Marriage and family are much discussed today, and not only among Christians. Marriage rates are going down, the meaning of marriage is contested, and dropping fertility is raising worries of a lonely and childless future, even in the church. Meanwhile, many Christian singles are left hoping their local church will somehow help them get married—or that our growing numbers will finally convince congregations to stop making us feel like second-class Christians.

The latest contribution to this conversation is Get Married: Why Americans Must Defy the Elites, Forge Strong Families, and Save Civilization, a new book from Brad Wilcox, a Christian professor of sociology and director of the National Marriage Project at the University of Virginia. Wilcox is experienced, widely published, and respected in his field. He’s pulling off an admirable feat: leading a secular institution without compromising his Christian values or reducing his work to a “fringe” project only valued inside the church.

Get Married is a popular-level distillation of that academic work. Wilcox argues that while most culture shapers in our society—from journalists to celebrities, artists to influencers—promote a cynical idea of marriage, data shows that perspective is wrong. And we need to understand the good of marriage, he contends, because the alternatives to a society where most people get married are worrisome: either fewer children (which means a less dynamic economy and declining family and community life) or more out-of-wedlock births (which means more child poverty and more crime).
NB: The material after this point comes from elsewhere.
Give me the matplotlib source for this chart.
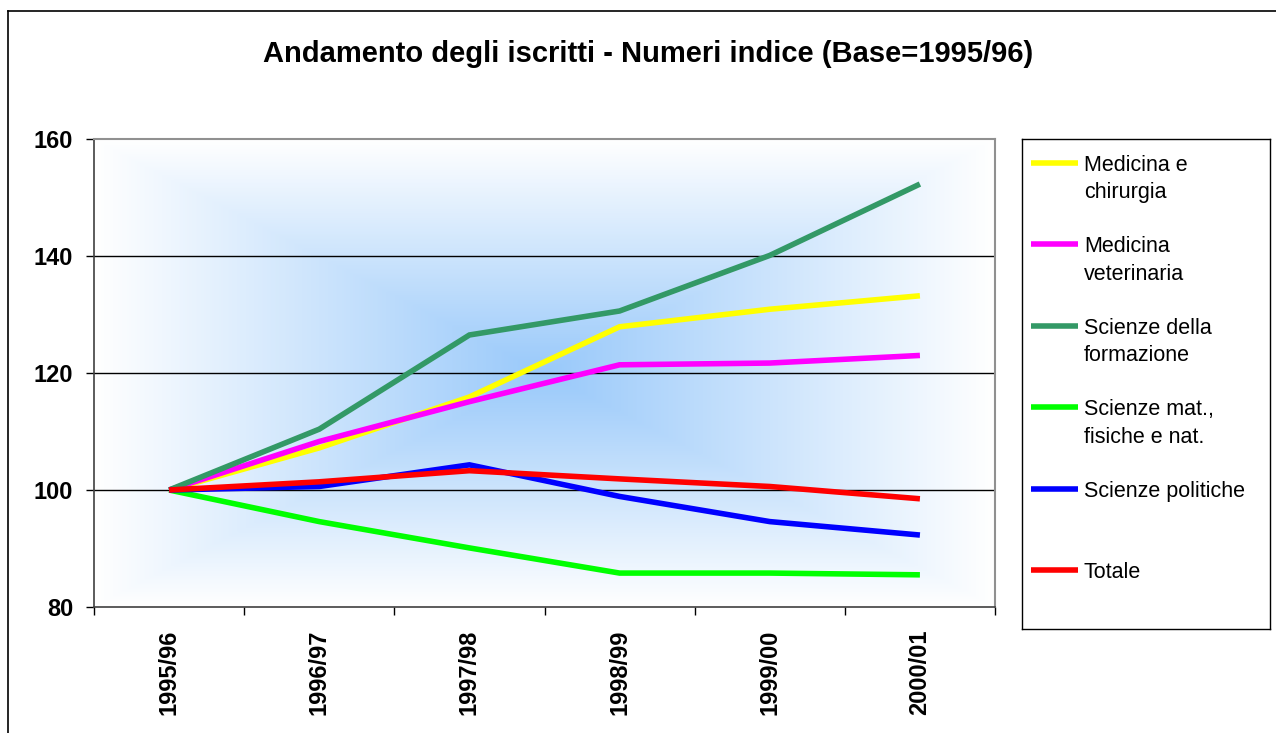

The book follows a consistent pattern: Each chapter introduces a popular negative idea about marriage, then presents a mountain of mainstream research (much of it conducted by Wilcox himself) and anecdotes debunking the claim. For example, popular wisdom says single people are happier. But the data shows that’s not true; in fact, no single factor better determines happiness and life satisfaction than marriage. Wilcox similarly debunks common claims that single people are wealthier, that divorce is often unpreventable, that parenthood makes you unhappy, and that economic pressures are the main reason marriage and fertility rates are so low.